- **Set problem**
Take the lines from the top down to and including the one with "const ink = '#0f3b30';" and repeat them exactly. Omit images.

- **Source data**
···

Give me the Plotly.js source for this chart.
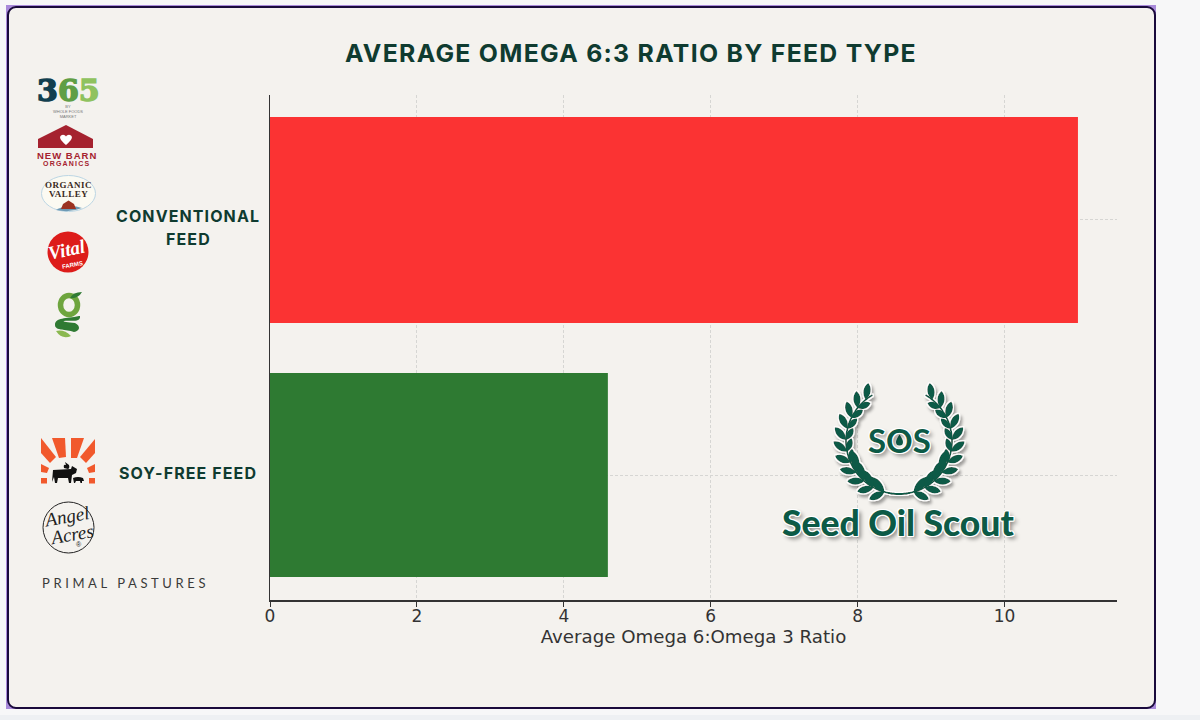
<!DOCTYPE html>
<html><head><meta charset="utf-8">
<script src="https://cdn.plot.ly/plotly-3.0.1.min.js"></script>
<style>
html,body{margin:0;padding:0;width:1200px;height:720px;overflow:hidden;background:#f7f7f8}
#frame{position:absolute;left:6px;top:5px;width:1150px;height:704px;background:#a98ada}
#card{position:absolute;left:1px;top:1px;width:1145px;height:699px;background:#f4f2ee;border:2.5px solid #1a0a3c;border-radius:9px}
#strip{position:absolute;left:0;top:715px;width:1200px;height:5px;background:#eef0f3}
#chart{position:absolute;left:0;top:0;width:1200px;height:720px}
</style></head><body>
<div id="strip"></div>
<div id="frame"><div id="card"></div></div>
<div id="chart"></div>
<script>
const categories = ['Soy-Free Feed', 'Conventional Feed'];
const ratios = [4.6, 11.0];
const barColors = ['#2e7a32', '#fb3333'];
const xTicks = [0, 2, 4, 6, 8, 10];
const chartTitle = 'AVERAGE OMEGA 6:3 RATIO BY FEED TYPE';
const xTitle = 'Average Omega 6:Omega 3 Ratio';

const L = 270, R = 1117, T = 95, B = 600;
const px = x => (x - L) / (R - L);
const py = y => (B - y) / (B - T);
const svgUri = s => 'data:image/svg+xml;charset=utf-8,' + encodeURIComponent(s);
const ink = '#0f3b30';

/* ---------- brand logos (graphics only; their words are annotations) ---------- */
const logos = `<svg xmlns="http://www.w3.org/2000/svg" viewBox="30 70 90 500" preserveAspectRatio="none" width="90" height="500">
<path d="M38 139 L66 125 L93 139 L93 148 L38 148Z" fill="#a5222f"/>
<path d="M66 145 C60 140 59 137 61 135.500 C63 134 65 135 66 136.500 C67 135 69 134 71 135.500 C73 137 72 140 66 145Z" fill="#fff"/>
<ellipse cx="68.500" cy="193.500" rx="27" ry="18" fill="#fbfaf2" stroke="#bcd6e4" stroke-width="1"/>
<path d="M56 210 Q68 203 82 208 Q70 213 56 210Z" fill="#6d9ab5"/>
<path d="M61 209 L63 204 L68.500 200.500 L74 204 L76 209Z" fill="#9c3322"/>
<circle cx="68" cy="252" r="20.500" fill="#dd1c1a"/>
<ellipse cx="69" cy="305" rx="8.500" ry="9.500" fill="none" stroke="#6ea53e" stroke-width="5.500"/>
<path d="M69 299 A7 9 0 0 1 69 311 A7 9 0 0 1 69 299Z" fill="#f4f2ee"/>
<path d="M70 298 Q73 292 82 292 Q78 299 70 298Z" fill="#2f7a33"/>
<path d="M79 316 C66 319 55 317 55 325 C55 331 66 329 74 332 C80 331 81 326 75 323 C68 322 62 322 64 321 C70 320 81 323 80 316Z" fill="#2f7a33"/>
<path d="M56 331 Q64 329 71 336 Q62 340 56 331Z" fill="#8ab84f"/>
<g fill="#f1592c">
<polygon points="41,438 56,457 50,463 41,453"/>
<polygon points="52,438 65,438 66,457 59,458"/>
<polygon points="71,438 84,438 77,458 71,458"/>
<polygon points="95,439 95,453 86,463 80,457"/>
<polygon points="41,464 49,468 47,473 41,472"/>
<polygon points="95,464 87,468 89,473 95,472"/>
<rect x="41" y="478" width="6" height="5.500"/>
<rect x="89" y="478" width="6" height="5.500"/>
</g>
<g fill="#111">
<path d="M53 470 L71 469 L72 466 L77 469 L76 473 L72 475 L71 483 L69 483 L68 478 L58 478 L57 483 L55 483 L54 477 L52 482Z"/>
<path d="M73 478 Q78 476 83 478 L84 481 L82 481 L82 483 L80.500 483 L80 481 L76 481 L75 483 L74 483Z"/>
<path d="M64 468 Q63 464 66 465 L65 462 L69 465 Q70 468 68 469Z"/>
</g>
<circle cx="68.500" cy="527.500" r="25.500" fill="none" stroke="#222" stroke-width="1"/>
</svg>`;

/* ---------- Seed Oil Scout wreath ---------- */
function leaf(x, y, ang, len, w) {
  return `<path transform="translate(${x} ${y}) rotate(${ang})" d="M0 0 C${len*.3} ${-w} ${len*.75} ${-w} ${len} 0 C${len*.75} ${w} ${len*.3} ${w} 0 0Z"/>`;
}
let wreath = '';
const cx = 899 - 820, cy = 441 - 370, rad = 53;
[-1, 1].forEach(side => {
  const pts = [];
  for (let a = -12; a <= 150; a += 2) {
    const t = a * Math.PI / 180;
    pts.push((cx + side * rad * Math.sin(t)).toFixed(1) + ' ' + (cy + rad * Math.cos(t)).toFixed(1));
  }
  wreath += `<path d="M${pts.join(' L')}" fill="none" stroke="#0c5a46" stroke-width="1.800"/>`;
  for (let a = 16; a <= 152; a += 12.5) {
    const t = a * Math.PI / 180;
    const x = cx + side * rad * Math.sin(t), y = cy + rad * Math.cos(t);
    const tan = Math.atan2(-Math.sin(t), side * Math.cos(t)) * 180 / Math.PI;
    wreath += leaf(x, y, tan + side * 42, 17, 4.800);
    if (a < 140) wreath += leaf(x, y, tan - side * 30, a < 55 ? 21 : 14, a < 55 ? 5.500 : 4.200);
  }
});
const wreathSvg = `<svg xmlns="http://www.w3.org/2000/svg" viewBox="0 0 160 140" preserveAspectRatio="none" width="160" height="140">
<defs><filter id="f" x="-10%" y="-10%" width="120%" height="120%">
<feMorphology in="SourceAlpha" operator="dilate" radius="1.200" result="d"/>
<feFlood flood-color="#ffffff"/><feComposite in2="d" operator="in" result="w"/>
<feGaussianBlur in="d" stdDeviation="1.600" result="b"/><feOffset in="b" dx="2" dy="2.500" result="o"/>
<feFlood flood-color="#000" flood-opacity=".35"/><feComposite in2="o" operator="in" result="s"/>
<feMerge><feMergeNode in="s"/><feMergeNode in="w"/><feMergeNode in="SourceGraphic"/></feMerge>
</filter></defs>
<g filter="url(#f)" fill="#0c5a46">${wreath}</g>
<path d="M79.500 64.500 C77.500 68 76 70 76 72 A3.500 3.500 0 0 0 83 72 C83 70 81.500 68 79.500 64.500Z" fill="#0c5a46"/>
</svg>`;

function note(text, x, y, font, extra) {
  return Object.assign({text, x: px(x), y: py(y), xref: 'paper', yref: 'paper', showarrow: false,
    xanchor: 'center', yanchor: 'middle', font, align: 'center'}, extra || {});
}
const sp = (n, t) => `<span style="letter-spacing:${n}px">${t}</span>`;
const fat = (c, t) => `<span style="color:${c};stroke:${c};stroke-width:1.500px">${t}</span>`;
const stamp = '1px 0 #fff,-1px 0 #fff,0 1px #fff,0 -1px #fff,1px 1px #fff,-1px -1px #fff,1px -1px #fff,-1px 1px #fff,3px 3px 4px rgba(0,0,0,.45)';
const catFont = {family: 'Inter, Liberation Sans', size: 16, color: ink, weight: 700};

const annotations = [
  note(sp(1.1, 'CONVENTIONAL'), 188, 216, catFont),
  note(sp(1.1, 'FEED'), 188, 238.500, catFont),
  note(sp(1.1, 'SOY-FREE FEED'), 188, 472.500, catFont),
  note(fat('#123f4f', '3') + fat('#5f9e45', '6') + fat('#8fc25f', '5'), 68.500, 90,
    {family: 'DejaVu Serif', size: 30, weight: 700, color: '#123f4f'}),
  note('BY<br>WHOLE FOODS<br>MARKET', 68, 111, {family: 'Liberation Sans', size: 4, color: '#777'}),
  note(sp(1, 'NEW BARN'), 66.500, 155, {family: 'Liberation Sans', size: 9.500, weight: 700, color: '#a5222f'}),
  note(sp(1.200, 'ORGANICS'), 66, 163.500, {family: 'Liberation Sans', size: 7, weight: 700, color: '#a5222f'}),
  note(sp(.5, 'ORGANIC'), 68.500, 184.500, {family: 'Liberation Serif', size: 9, weight: 700, color: '#3a2a1c'}),
  note(sp(.5, 'VALLEY'), 68.500, 194.500, {family: 'Liberation Serif', size: 9, weight: 700, color: '#3a2a1c'}),
  note('Vital', 67, 249, {family: 'Liberation Serif', size: 19, weight: 700, style: 'italic', color: '#fff'}, {textangle: -12}),
  note('FARMS', 72, 265, {family: 'Liberation Sans', size: 6, weight: 700, color: '#fff'}, {textangle: -10}),
  note('Angel', 66, 516, {family: 'Liberation Serif', size: 19, style: 'italic', color: '#222'}, {textangle: -10}),
  note('Acres', 71, 534, {family: 'Liberation Serif', size: 19, style: 'italic', color: '#222'}, {textangle: -10}),
  note('®', 79, 544, {family: 'Liberation Sans', size: 7, color: '#222'}),
  note(sp(3.600, 'PRIMAL PASTURES'), 125, 583, {family: 'Lato', size: 13, color: '#3a3a3a'}),
  note('SOS', 899, 440, {family: 'Lato', size: 33, weight: 700, color: '#0c5a46', shadow: stamp}),
  note('Seed Oil Scout', 898, 522, {family: 'Lato', size: 35.500, weight: 900, color: '#0c5a46', shadow: stamp})
];

const trace = {
  type: 'bar', orientation: 'h', y: categories, x: ratios, width: [0.8, 0.807],
  marker: {color: barColors, line: {width: 0}}, hoverinfo: 'x+y'
};
const layout = {
  width: 1200, height: 720, showlegend: false,
  margin: {l: L, r: 1200 - R, t: T, b: 720 - B, pad: 0},
  paper_bgcolor: 'rgba(0,0,0,0)', plot_bgcolor: 'rgba(0,0,0,0)',
  title: {text: sp(1.3, chartTitle), x: 631 / 1200, xanchor: 'center', y: 1 - 53 / 720, yanchor: 'middle',
    font: {family: 'Inter, Liberation Sans', size: 24.800, weight: 700, color: ink}},
  xaxis: {range: [0, (R - L) / 73.45], tickmode: 'array', tickvals: xTicks, ticktext: xTicks.map(String),
    ticks: 'outside', ticklen: 5, tickwidth: 1, tickcolor: '#333', ticklabelstandoff: -5,
    showline: true, linecolor: '#333', linewidth: 1.5, zeroline: false,
    showgrid: true, gridcolor: '#d6d6d3', griddash: '3px,2px', gridwidth: 1,
    tickfont: {family: 'DejaVu Sans', size: 17, color: '#333'},
    title: {text: xTitle, standoff: 4, font: {family: 'DejaVu Sans', size: 18.200, color: '#333'}}},
  yaxis: {type: 'category', range: [-0.49, 1.49], showticklabels: false, ticks: '',
    showline: true, linecolor: '#333', linewidth: 1.5, zeroline: false,
    showgrid: true, gridcolor: '#d6d6d3', griddash: '3px,2px', gridwidth: 1},
  images: [
    {source: svgUri(logos), xref: 'paper', yref: 'paper', x: px(30), y: py(70), sizex: 90 / (R - L), sizey: 500 / (B - T),
      sizing: 'stretch', xanchor: 'left', yanchor: 'top', layer: 'above'},
    {source: svgUri(wreathSvg), xref: 'paper', yref: 'paper', x: px(820), y: py(370), sizex: 160 / (R - L), sizey: 140 / (B - T),
      sizing: 'stretch', xanchor: 'left', yanchor: 'top', layer: 'above'}
  ],
  annotations
};
Plotly.newPlot('chart', [trace], layout, {displayModeBar: false, staticPlot: true});
</script>
</body></html>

···

- **Correct answer**
Give me the Plotly.js source for this chart.
<!DOCTYPE html>
<html><head><meta charset="utf-8">
<script src="https://cdn.plot.ly/plotly-3.0.1.min.js"></script>
<style>
html,body{margin:0;padding:0;width:1200px;height:720px;overflow:hidden;background:#f7f7f8}
#frame{position:absolute;left:6px;top:5px;width:1150px;height:704px;background:#a98ada}
#card{position:absolute;left:1px;top:1px;width:1145px;height:699px;background:#f4f2ee;border:2.5px solid #1a0a3c;border-radius:9px}
#strip{position:absolute;left:0;top:715px;width:1200px;height:5px;background:#eef0f3}
#chart{position:absolute;left:0;top:0;width:1200px;height:720px}
</style></head><body>
<div id="strip"></div>
<div id="frame"><div id="card"></div></div>
<div id="chart"></div>
<script>
const categories = ['Soy-Free Feed', 'Conventional Feed'];
const ratios = [4.6, 11.0];
const barColors = ['#2e7a32', '#fb3333'];
const xTicks = [0, 2, 4, 6, 8, 10];
const chartTitle = 'AVERAGE OMEGA 6:3 RATIO BY FEED TYPE';
const xTitle = 'Average Omega 6:Omega 3 Ratio';

const L = 270, R = 1117, T = 95, B = 600;
const px = x => (x - L) / (R - L);
const py = y => (B - y) / (B - T);
const svgUri = s => 'data:image/svg+xml;charset=utf-8,' + encodeURIComponent(s);
const ink = '#0f3b30';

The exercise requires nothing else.